It is eight years after the tours from offworld have stopped. High Chancellor Querida has retired, leaving Wizard Corkoran in charge of the Wizards' University. Although Wizard Corkoran's obsession is to be the first man on the moon, and most of his time is devoted to this project, he decides he will teach the new first years himself in hopes of currying the favor of the new students' families—for surely they must all come from wealth, important families—and obtaining money for the University (which it so desperately needs). But Wizard Corkoran is dismayed to discover that one of those students—indeed, one he had such high hopes for, Wizard Derk's own daughter Elda—is a hugh golden griffin, and that none of the others has any money at all.

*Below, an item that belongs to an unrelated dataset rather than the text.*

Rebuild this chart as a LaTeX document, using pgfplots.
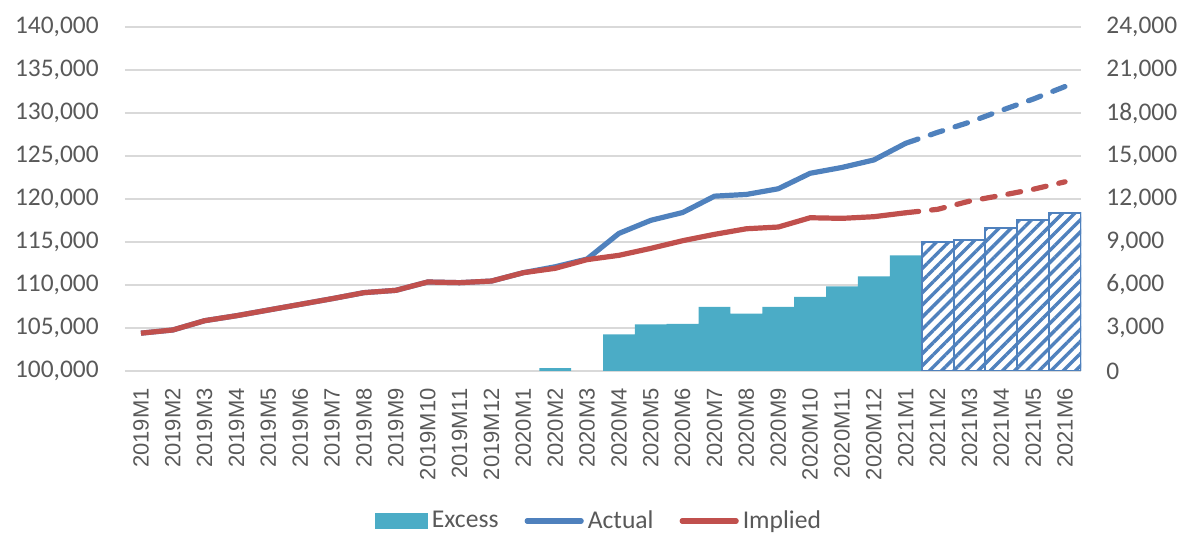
\documentclass[border=0pt]{standalone}
\usepackage{pgfplots}
\usepackage{pgfplotstable}
\pgfplotsset{compat=1.18}
\usepackage{fontspec}
\setmainfont{Carlito}
\newfontfamily\catfont{Liberation Sans}
\usetikzlibrary{patterns.meta}

\definecolor{actualblue}{HTML}{4F81BD}
\definecolor{impliedred}{HTML}{C0504D}
\definecolor{excessaqua}{HTML}{4BACC6}
\definecolor{labelgray}{HTML}{595959}
\definecolor{gridgray}{HTML}{D9D9D9}

% solid part of the lines (2019M1 .. 2021M1)
\pgfplotstableread{
x implied actual
0 104400 104400
1 104770 104770
2 105850 105850
3 106430 106430
4 107090 107090
5 107750 107750
6 108410 108410
7 109110 109110
8 109380 109380
9 110350 110350
10 110270 110270
11 110460 110460
12 111430 111430
13 111940 112120
14 112950 113020
15 113450 116000
16 114260 117520
17 115150 118430
18 115890 120330
19 116540 120530
20 116740 121190
21 117820 122990
22 117750 123670
23 117940 124540
24 118400 126480
}\linesobs

% projected part (2021M1 .. 2021M6)
\pgfplotstableread{
x implied actual
24 118400 126480
25 118800 127750
26 119750 128930
27 120420 130300
28 121130 131620
29 122000 133080
}\linesproj

\pgfplotstableread{
x excess
13 200
15 2550
16 3250
17 3280
18 4470
19 4010
20 4470
21 5170
22 5900
23 6600
24 8070
}\excessobs

\pgfplotstableread{
x excess
25 8970
26 9150
27 9950
28 10510
29 11050
}\excessproj

\pgfplotsset{
  base/.style={
    width=478pt, height=172pt, scale only axis,
    at={(0,0)}, anchor=south west,
    xmin=-0.5, xmax=29.5,
    axis line style={draw=none},
    major tick length=0pt,
    scaled y ticks=false,
    tick label style={text=labelgray},
    yticklabel style={font=\fontsize{12.7}{14}\selectfont, inner sep=0pt,
      /pgf/number format/fixed, /pgf/number format/1000 sep={,},
      /pgf/number format/assume math mode=true},
  },
}

\begin{document}
\begin{tikzpicture}
\useasboundingbox (-62.5pt,-81.5pt) rectangle (529.5pt,185.5pt);

% right axis: bars and grid
\begin{axis}[base,
  ymin=0, ymax=24000, ytick={0,3000,...,24000},
  yticklabel pos=right,
  yticklabel style={xshift=12.5pt},
  ymajorgrids, grid style={gridgray, line width=0.8pt},
  xtick={0,...,29},
  xticklabels={2019M1,2019M2,2019M3,2019M4,2019M5,2019M6,2019M7,2019M8,2019M9,2019M10,2019M11,2019M12,
    2020M1,2020M2,2020M3,2020M4,2020M5,2020M6,2020M7,2020M8,2020M9,2020M10,2020M11,2020M12,
    2021M1,2021M2,2021M3,2021M4,2021M5,2021M6},
  xticklabel style={font=\catfont\fontsize{11}{12}\selectfont, rotate=90, anchor=east, inner sep=0pt},
  xticklabel shift=8.5pt,
]
\addplot[ybar, bar width=1, bar shift=0pt, fill=excessaqua, draw=none]
  table[x=x, y=excess] {\excessobs};
\addplot[ybar, bar width=1, bar shift=0pt, fill=white, draw=actualblue, line width=1pt,
  postaction={pattern={Lines[angle=45, distance=4.3pt, line width=1.7pt]}, pattern color=actualblue}]
  table[x=x, y=excess] {\excessproj};
\end{axis}

% left axis: lines and legend
\begin{axis}[base,
  ymin=100000, ymax=140000, ytick={100000,105000,...,140000},
  yticklabel pos=left,
  yticklabel style={xshift=-13pt},
  xtick=\empty,
  legend style={at={(0.497,-0.436)}, anchor=center, draw=none, fill=none,
    legend columns=3, font=\fontsize{12.8}{14}\selectfont, text=labelgray,
    /tikz/every even column/.append style={column sep=11pt}},
  legend image code/.code={\draw[#1, line cap=round] (0pt,0pt) -- (27pt,0pt);},
]
\addlegendimage{legend image code/.code={\fill[excessaqua] (0pt,-3.75pt) rectangle (26pt,3.75pt);}}
\addlegendentry{Excess}
\addplot[actualblue, line width=2.6pt, line join=round] table[x=x, y=actual] {\linesobs};
\addlegendentry{Actual}
\addplot[forget plot, actualblue, line width=2.6pt, line cap=round, dash pattern=on 6.5pt off 6.5pt]
  table[x=x, y=actual] {\linesproj};
\addplot[impliedred, line width=2.6pt, line join=round] table[x=x, y=implied] {\linesobs};
\addlegendentry{Implied}
\addplot[forget plot, impliedred, line width=2.6pt, line cap=round, dash pattern=on 6.5pt off 6.5pt]
  table[x=x, y=implied] {\linesproj};
\end{axis}
\end{tikzpicture}
\end{document}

Wizard Corkoran's money-making scheme backfires, and when Elda and her new friends start working magic on their own, the schemes go wronger still. And when, at length, Elda ropes in her brothers Kit and Blade to send Corkoran to the moon . . . well . . . life at the Wizards' University spins magically and magnificently out of control.
This breathtakingly brilliant sequel to Dark Lord of Derkholm is all one would expect from this master of genre.
Infused with all manner of enchantments, this boisterous spoof of the campus novel reads like a cross between David Lodge and a particularly buoyant incarnation of J.R.R. Tolkien. Standards at the Wizards' University have fallen grievously in recent years: under the leadership of Wizard Corkoran (a charismatic slacker preoccupied with dreams of moon travel), the school's main goals seem to be to enrich its coffers and graduate classes of mediocre bureaucrats. Into this unpromising situation bounds first-year student Elda, griffin daughter of the powerful Wizard Derk (the eccentric breeder of flying pigs, winged horses, etc., previously seen in Jones's Dark Lord of Derkholm). Elda becomes fast friends with other new students, among them a rebel dwarf, a penniless crown prince, the Emperor's jinxed half-sister and two youths who must hide their true identities. A newly kindled passion for the great works of magical literature and a shared struggle against such foes as a tyrannical professor and a band of trained assassins deepen the bonds of the students' friendship. One exuberantly inventive adventure follows the next all the way to the pleasing conclusion, in which matches are made, secrets revealed and numerous loose ends tied up. Great fun. Ages 10-up.